⟨

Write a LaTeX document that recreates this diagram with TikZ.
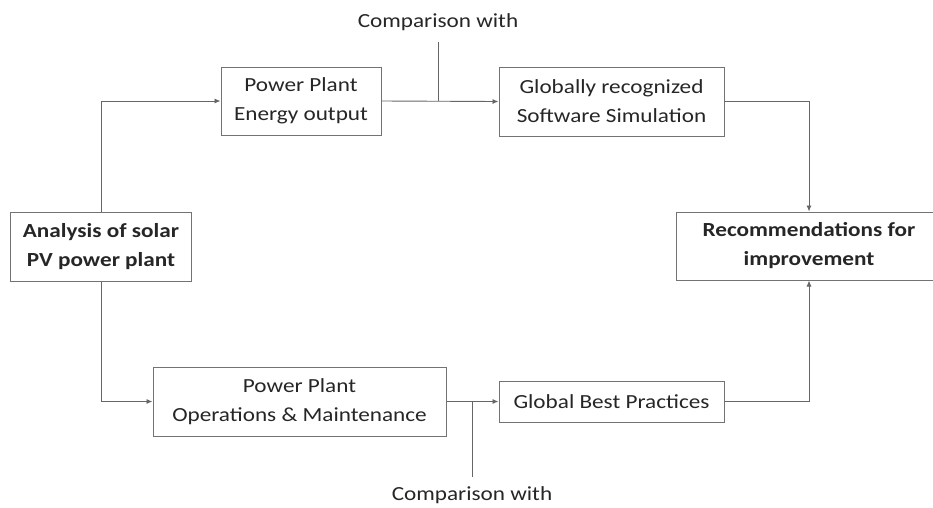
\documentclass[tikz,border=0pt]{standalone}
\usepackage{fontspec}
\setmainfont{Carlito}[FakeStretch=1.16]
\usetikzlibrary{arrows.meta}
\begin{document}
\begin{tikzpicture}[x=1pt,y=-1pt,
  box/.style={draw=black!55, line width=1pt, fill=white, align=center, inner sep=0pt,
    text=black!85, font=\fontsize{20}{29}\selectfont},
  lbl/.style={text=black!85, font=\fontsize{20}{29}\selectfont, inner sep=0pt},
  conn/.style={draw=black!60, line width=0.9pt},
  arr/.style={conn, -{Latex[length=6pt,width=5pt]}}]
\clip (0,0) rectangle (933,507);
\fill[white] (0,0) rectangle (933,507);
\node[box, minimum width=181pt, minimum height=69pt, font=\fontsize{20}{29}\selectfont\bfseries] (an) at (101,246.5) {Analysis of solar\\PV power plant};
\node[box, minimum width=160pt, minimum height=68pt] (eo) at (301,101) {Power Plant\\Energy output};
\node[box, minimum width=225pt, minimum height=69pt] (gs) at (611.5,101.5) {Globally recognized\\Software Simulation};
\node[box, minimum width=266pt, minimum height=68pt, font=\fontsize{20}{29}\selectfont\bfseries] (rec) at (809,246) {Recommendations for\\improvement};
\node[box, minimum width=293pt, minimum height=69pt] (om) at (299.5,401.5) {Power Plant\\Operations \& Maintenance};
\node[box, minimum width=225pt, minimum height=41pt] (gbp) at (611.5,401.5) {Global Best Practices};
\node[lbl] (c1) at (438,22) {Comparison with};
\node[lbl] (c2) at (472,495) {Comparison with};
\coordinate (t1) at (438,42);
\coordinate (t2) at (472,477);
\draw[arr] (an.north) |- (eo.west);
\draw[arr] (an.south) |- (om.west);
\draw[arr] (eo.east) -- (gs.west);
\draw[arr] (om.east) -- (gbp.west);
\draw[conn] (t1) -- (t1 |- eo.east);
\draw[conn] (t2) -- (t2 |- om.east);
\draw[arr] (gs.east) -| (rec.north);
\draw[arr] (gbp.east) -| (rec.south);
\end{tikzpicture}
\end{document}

⟩
⟨

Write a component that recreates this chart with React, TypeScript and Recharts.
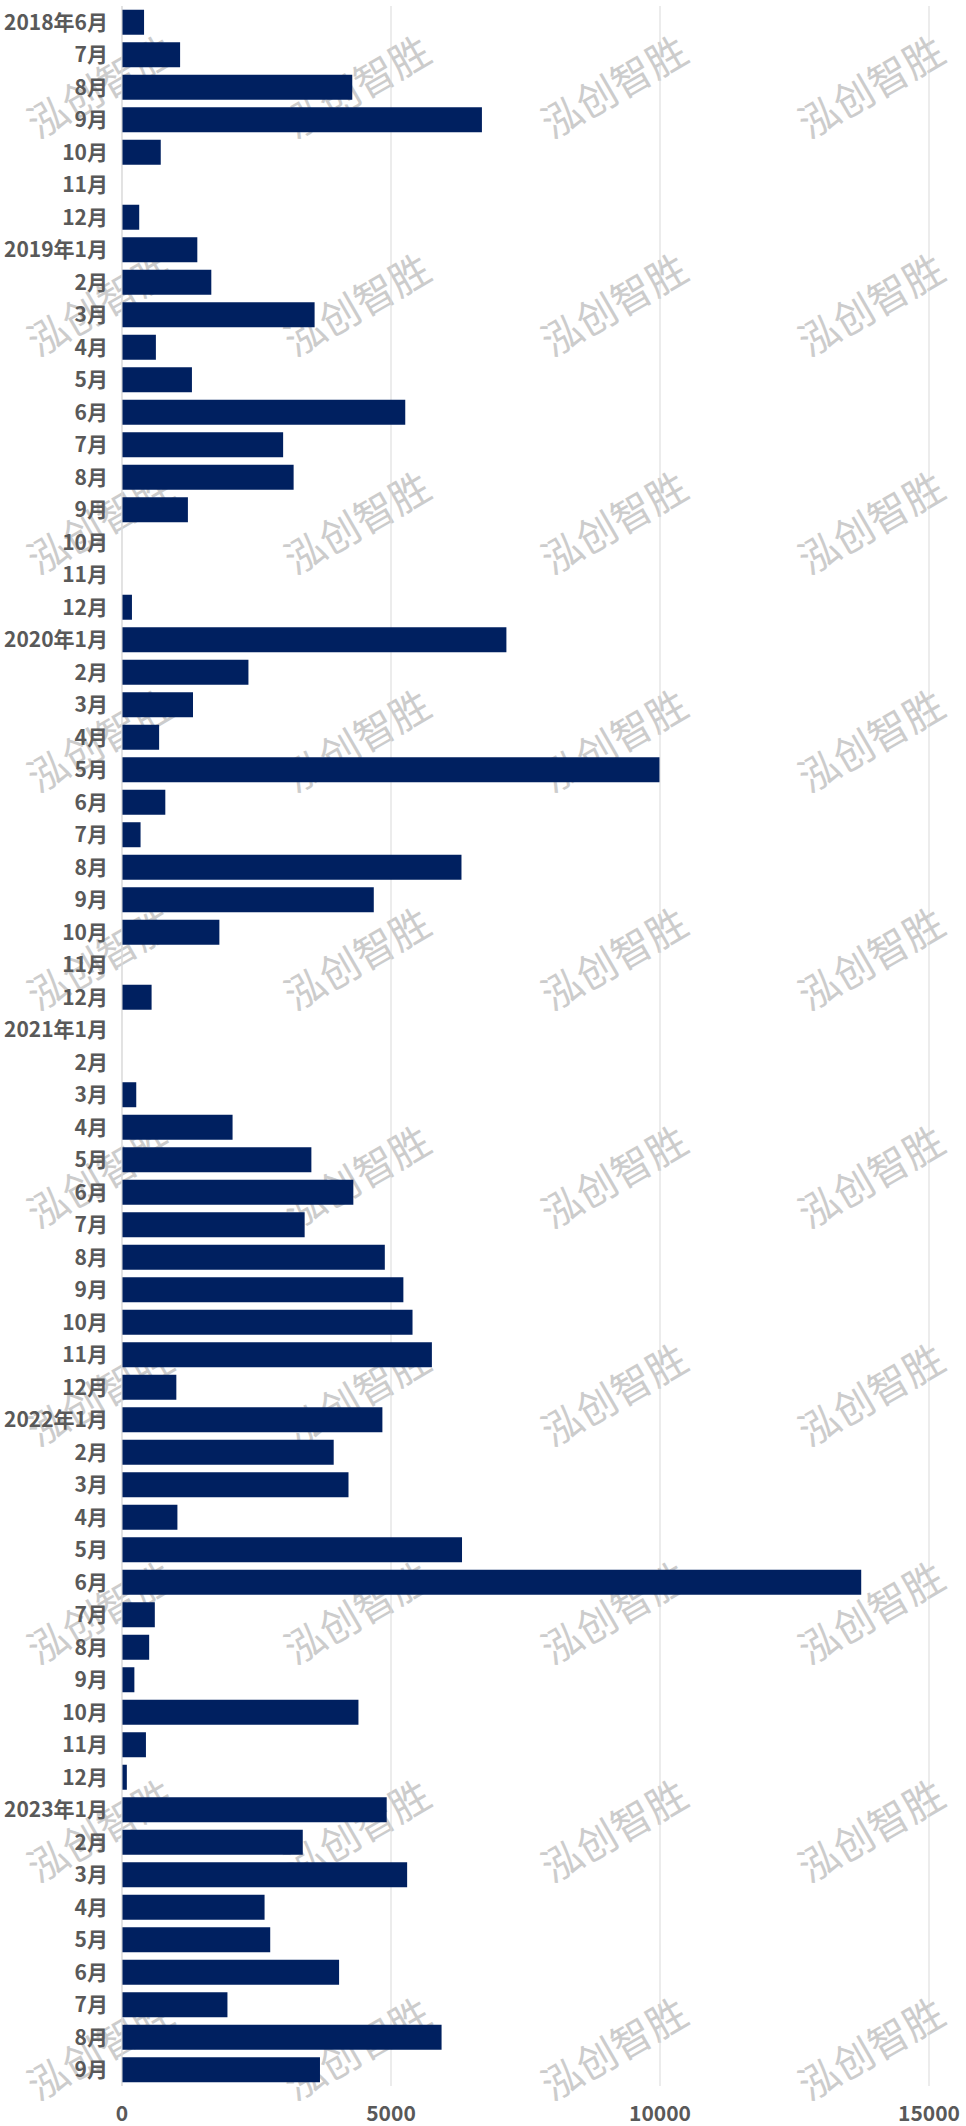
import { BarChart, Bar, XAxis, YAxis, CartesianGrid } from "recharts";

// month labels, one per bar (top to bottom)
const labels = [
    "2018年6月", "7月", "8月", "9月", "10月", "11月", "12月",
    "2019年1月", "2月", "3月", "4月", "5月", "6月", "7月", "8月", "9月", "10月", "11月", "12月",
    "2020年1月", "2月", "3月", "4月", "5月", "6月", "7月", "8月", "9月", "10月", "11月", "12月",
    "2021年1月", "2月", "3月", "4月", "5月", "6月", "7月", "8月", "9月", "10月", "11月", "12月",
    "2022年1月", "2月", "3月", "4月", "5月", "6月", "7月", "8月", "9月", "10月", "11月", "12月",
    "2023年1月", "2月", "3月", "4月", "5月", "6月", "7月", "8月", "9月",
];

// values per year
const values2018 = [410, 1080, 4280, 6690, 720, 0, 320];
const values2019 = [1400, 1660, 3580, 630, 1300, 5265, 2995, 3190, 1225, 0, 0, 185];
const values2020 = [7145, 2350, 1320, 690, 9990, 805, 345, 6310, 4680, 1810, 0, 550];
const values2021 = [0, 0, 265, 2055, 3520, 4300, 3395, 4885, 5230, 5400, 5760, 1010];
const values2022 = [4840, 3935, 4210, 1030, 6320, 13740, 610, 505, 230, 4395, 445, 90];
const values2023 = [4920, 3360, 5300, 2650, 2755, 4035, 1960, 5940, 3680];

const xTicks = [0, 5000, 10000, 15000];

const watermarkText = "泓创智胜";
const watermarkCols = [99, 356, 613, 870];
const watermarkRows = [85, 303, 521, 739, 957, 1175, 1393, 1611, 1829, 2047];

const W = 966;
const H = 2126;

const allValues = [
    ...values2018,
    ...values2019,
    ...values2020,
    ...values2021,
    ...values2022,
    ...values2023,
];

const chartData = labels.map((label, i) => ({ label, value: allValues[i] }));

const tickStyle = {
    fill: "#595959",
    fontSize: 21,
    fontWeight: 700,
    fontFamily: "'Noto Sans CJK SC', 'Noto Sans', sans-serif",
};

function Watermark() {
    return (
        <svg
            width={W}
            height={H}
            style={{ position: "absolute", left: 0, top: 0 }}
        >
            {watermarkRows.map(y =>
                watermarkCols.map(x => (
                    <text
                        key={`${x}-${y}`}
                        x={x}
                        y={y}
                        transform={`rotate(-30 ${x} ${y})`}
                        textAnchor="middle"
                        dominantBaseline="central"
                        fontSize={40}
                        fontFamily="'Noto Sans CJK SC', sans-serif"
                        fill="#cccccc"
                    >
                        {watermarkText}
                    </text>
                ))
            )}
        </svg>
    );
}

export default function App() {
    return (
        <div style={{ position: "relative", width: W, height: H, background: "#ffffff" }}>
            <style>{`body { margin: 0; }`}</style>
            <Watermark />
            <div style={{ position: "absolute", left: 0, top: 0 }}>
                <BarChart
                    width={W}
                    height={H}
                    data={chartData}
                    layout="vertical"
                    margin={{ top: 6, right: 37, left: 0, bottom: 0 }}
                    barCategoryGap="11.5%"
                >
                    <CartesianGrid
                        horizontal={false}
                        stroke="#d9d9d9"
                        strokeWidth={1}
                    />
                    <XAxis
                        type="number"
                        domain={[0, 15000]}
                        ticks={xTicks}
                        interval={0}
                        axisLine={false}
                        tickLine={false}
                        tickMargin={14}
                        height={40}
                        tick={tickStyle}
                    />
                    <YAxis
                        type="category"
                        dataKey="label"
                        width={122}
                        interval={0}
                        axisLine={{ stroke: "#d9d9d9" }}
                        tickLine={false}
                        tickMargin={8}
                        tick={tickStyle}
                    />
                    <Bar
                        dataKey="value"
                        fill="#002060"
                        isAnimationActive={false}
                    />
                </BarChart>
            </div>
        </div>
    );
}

⟩

**Short exercise**: Starting at the line that contains "Write a component" and stopping after the line that contains "XAxis, YAxis, CartesianGrid", copy every line exactly. Leave any pictures behind.

**Completed task**:
Write a component that recreates this chart with React, TypeScript and Recharts.
import { BarChart, Bar, XAxis, YAxis, CartesianGrid } from "recharts";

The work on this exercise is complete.